What ultimately caused us to break-up was my asking the following question, "What do you envision us like 3 years from now if we were living in the same house? What would we do on an average night?" The break-up was mutual, I will add, although I think that it could be said that she had made the decision before I did. The question I asked started a line of ugly commentary... According to "A":
  • Certain friends of mine "put me up" to the question I asked, and that they were trying to sabotage the relationship
  • I over-analyzed and dissected her interests to the point that she felt uncomfortable
  • When I appeared disappointed when she expressed a dislike for a movie I liked a lot, she no longer felt she could speak freely about her feelings.
  • That a relationship is primarily about doing things one person likes and the other dislikes, and the disliker does it because he/she cares about the other person.
  • I expected us to have everything in common and my expectations of a partner are unrealistic.
  • My self-consciousness caused me to move too slowly on the more intimate, physical parts of the relationship and I should not date again until I've resolved that.
  • I'm not ready for a relationship. I don't know what I want out of a relationship, and as a result, my partner doesn't know how to make me happy.
I think I left out a few things, but those are the crux of the lecturing I had to listen to over a period of 2 hours or so. The same girl that said she wanted to make sure we remained friends so I could help her with some technical stuff now told me that she was looking for a boyfriend and not another friend, and that if we broke-up that we would no longer be in contact with each other.

So here I am at the end of a month of getting to know someone and dating after 20 years of nothing. Even after being treated like a five-year-old I still wish the best for her. I'm not sure why, either. So what have I learned from all this:
  • This is the second relationship in 20 years I have been in where my apparent reaction to the other's disagreement with me about *something* caused them to feel unable to express disagreement to me anymore. So maybe I react too harshly or inappropriately to disagreement. I didn't feel I did, but...
  • I need to decide what it is I'm looking for in a relationship. Maybe I'm not meant to be with anyone.
  • If someone I'm interested in says that they dislike all music and TV and has weird ways of watching movies...run, fast.
  • My friends are my most cherished "possession" and I should (continue to) treat them well. If I never end up in a romantic relationship again, my friends will still be there. If someone I date starts accusing my friends of sabotaging the relationship, then run, fast.
  • If I do end up dating someone again, I'll need to find a new way to find out what she likes because obviously asking too many questions about this comes across as dissecting her.
Sadly, this again also resulted in comments about how I have an unrealistic view of what a relationship should be. So twenty years have passed and that hasn't changed.

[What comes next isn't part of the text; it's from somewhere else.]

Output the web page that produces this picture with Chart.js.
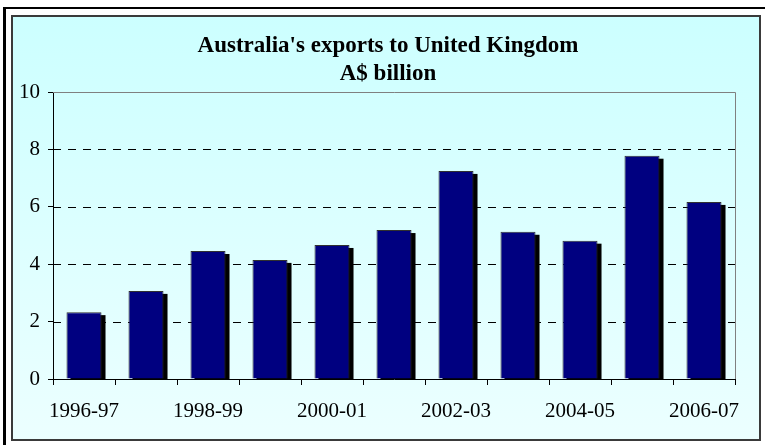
<!DOCTYPE html>
<html>
<head>
<meta charset="utf-8">
<script src="https://cdn.jsdelivr.net/npm/chart.js@4/dist/chart.umd.min.js"></script>
<style>
  html, body { margin: 0; padding: 0; background: #ffffff; }
  #wrap { width: 765px; height: 445px; position: relative; }
</style>
</head>
<body>
<div id="wrap"><canvas id="c" width="765" height="445"></canvas></div>
<script>
// ---- data ----
const categories = ['1996-97','1997-98','1998-99','1999-00','2000-01','2001-02','2002-03','2003-04','2004-05','2005-06','2006-07'];
const exportValues = [2.33, 3.07, 4.46, 4.15, 4.67, 5.19, 7.25, 5.13, 4.82, 7.78, 6.17];
const yMin = 0;
const yMax = 10;
const yStep = 2;
const titleLines = ["Australia's exports to United Kingdom", "A$ billion"];

const SERIF = '"Liberation Serif", "Times New Roman", serif';

const framePlugin = {
  id: 'frame',
  beforeDraw(chart) {
    const ctx = chart.ctx;
    ctx.save();
    ctx.fillStyle = '#ffffff';
    ctx.fillRect(0, 0, chart.width, chart.height);
    // outer black border (top and left)
    ctx.fillStyle = '#000000';
    ctx.fillRect(3, 7, chart.width - 3, 2);
    ctx.fillRect(3, 7, 3, chart.height - 7);
    // inner gradient panel
    const g = ctx.createLinearGradient(0, 16, 0, 441);
    g.addColorStop(0, '#CCFFFF');
    g.addColorStop(1, '#ECFFFF');
    ctx.fillStyle = g;
    ctx.fillRect(12, 16, 748, 424);
    ctx.strokeStyle = '#3a3a3a';
    ctx.lineWidth = 2;
    ctx.strokeRect(12, 16, 748, 424);
    // title
    ctx.fillStyle = '#000000';
    ctx.font = 'bold 23px ' + SERIF;
    ctx.textAlign = 'center';
    ctx.textBaseline = 'alphabetic';
    ctx.fillText(titleLines[0], 388, 52);
    ctx.fillText(titleLines[1], 388, 80);
    ctx.restore();
  },
  beforeDatasetsDraw(chart) {
    const ctx = chart.ctx;
    const area = chart.chartArea;
    const y = chart.scales.y;
    ctx.save();
    // dashed gridlines
    ctx.strokeStyle = '#000000';
    ctx.lineWidth = 1;
    ctx.setLineDash([8, 7]);
    for (let v = yMin + yStep; v < yMax; v += yStep) {
      const py = Math.round(y.getPixelForValue(v)) + 0.5;
      ctx.beginPath();
      ctx.moveTo(area.left, py);
      ctx.lineTo(area.right, py);
      ctx.stroke();
    }
    ctx.setLineDash([]);
    // top and right plot borders
    ctx.strokeStyle = '#808080';
    const top = Math.round(y.getPixelForValue(yMax)) + 0.5;
    ctx.beginPath();
    ctx.moveTo(area.left, top);
    ctx.lineTo(Math.round(area.right) + 0.5, top);
    ctx.lineTo(Math.round(area.right) + 0.5, area.bottom);
    ctx.stroke();
    // bar shadows
    ctx.beginPath();
    ctx.rect(area.left, area.top, area.right - area.left, area.bottom - area.top);
    ctx.clip();
    ctx.fillStyle = '#000000';
    const meta = chart.getDatasetMeta(0);
    meta.data.forEach(bar => {
      const p = bar.getProps(['x', 'y', 'base', 'width'], true);
      ctx.fillRect(p.x - p.width / 2 + 4, p.y + 3, p.width, p.base - p.y);
    });
    ctx.restore();
  }
};

new Chart(document.getElementById('c'), {
  type: 'bar',
  data: {
    labels: categories,
    datasets: [{
      data: exportValues,
      backgroundColor: '#000080',
      borderColor: '#303030',
      borderWidth: 1,
      borderSkipped: 'bottom',
      barPercentage: 0.565,
      categoryPercentage: 1.0
    }]
  },
  options: {
    responsive: false,
    animation: false,
    devicePixelRatio: 1,
    layout: { padding: { top: 92, right: 30, left: 0, bottom: 0 } },
    plugins: {
      legend: { display: false },
      title: { display: false },
      tooltip: { enabled: false }
    },
    scales: {
      x: {
        offset: true,
        grid: {
          offset: true,
          drawOnChartArea: false,
          drawTicks: true,
          tickLength: 6,
          tickColor: '#000000',
          color: '#000000'
        },
        border: { display: true, color: '#000000', width: 1 },
        ticks: {
          autoSkip: false,
          maxRotation: 0,
          minRotation: 0,
          padding: 14,
          color: '#000000',
          font: { family: SERIF, size: 21 },
          callback: function (val, idx) {
            return idx % 2 === 0 ? this.getLabelForValue(val) : '';
          }
        },
        afterFit(scale) { scale.height = 66; }
      },
      y: {
        min: yMin,
        max: yMax,
        grid: {
          drawOnChartArea: false,
          drawTicks: true,
          tickLength: 5,
          tickColor: '#000000',
          color: '#000000'
        },
        border: { display: true, color: '#000000', width: 1 },
        ticks: {
          stepSize: yStep,
          padding: 8,
          color: '#000000',
          font: { family: SERIF, size: 21 }
        },
        afterFit(scale) { scale.width = 53; }
      }
    }
  },
  plugins: [framePlugin]
});
</script>
</body>
</html>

Finally, I did discover the definition of a "date" from the movie "Enchanted" I saw a few weeks ago...and here it is as described in the movie:
Robert: You know, most normal people get to know each other before they get married. They date.

Giselle: Date?

Robert: Yeah. You know, date. They go someplace special, you know, like a restaurant, or movie, or museum, or you just hang out and you talk.

Giselle: What do you talk about?

Robert: About each other. About yourself. Hear about your interests, your likes, your dislikes. You talk.

Giselle: You have such strange ideas about love.

Robert: Maybe we should do what you would do. You meet, you have lunch, then you get married.

Giselle: Oh, you forgot about, "happily ever after."

Robert: Forget about "happily ever after" it doesn't exist.

Giselle: Well of course it does!
Guess I'm still looking for my "happily ever after." Sigh.